10 Genius Suspense Tricks That Made Movies Great
5. Shooting As A "Single Take" Helped Create A Nerve-Wracking Atmosphere - 1917
Though it's not entirely uncommon for movies to be shot as if to resemble a single, continuous take, Sam Mendes' 1917 is a special case given the enormous technical complexity of its production.
This wasn't simply a movie featuring two men sat in a room talking or a few benign events taking place across a small number of locations: 1917 was a shockingly sprawling suspense picture jam-packed with precise set-pieces and, eventually, a climax featuring 500 extras.
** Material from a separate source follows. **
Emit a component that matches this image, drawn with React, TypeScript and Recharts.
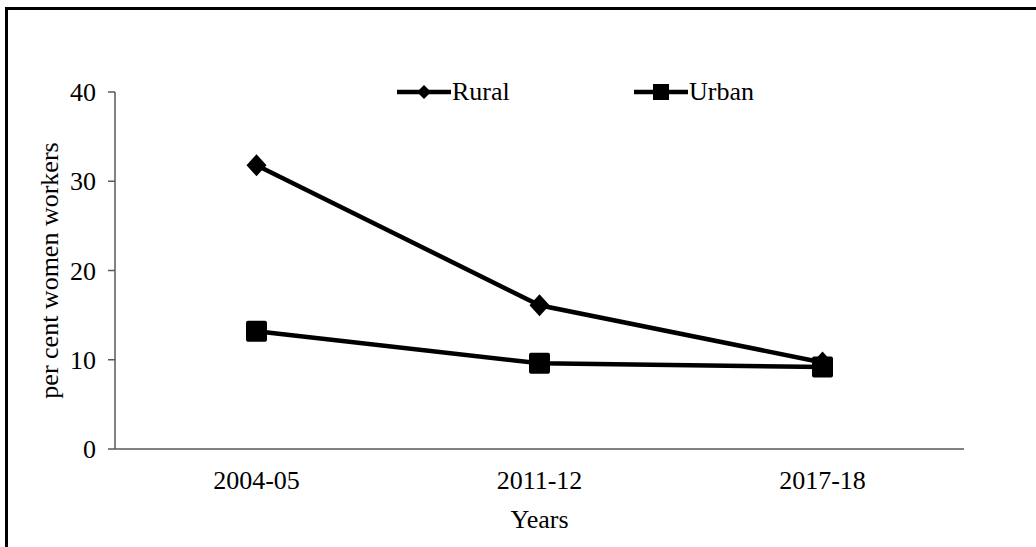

While it's no secret that the end result was stitched together from numerous long takes - and, yes, there's a time skip in the middle - the sheer precision required to execute these takes created an enormously tense atmosphere on-set which evidently informed the tenor of the film itself.
This is, after all, a streamlined survival film where we never leave the side of Corporal Schofield (George MacKay), and it's tough to deny that the frazzled performances of the principal cast were at least somewhat affected by the sheer stress of performing unbroken takes for up to 10 minutes.
Yet at the same time, the production evidently wasn't rigid enough that mistakes and happy accidents couldn't be incorporated, given that Schofield's trip during the iconic trench run sequence was indeed entirely accidental, yet natural enough to merit inclusion in the final scene.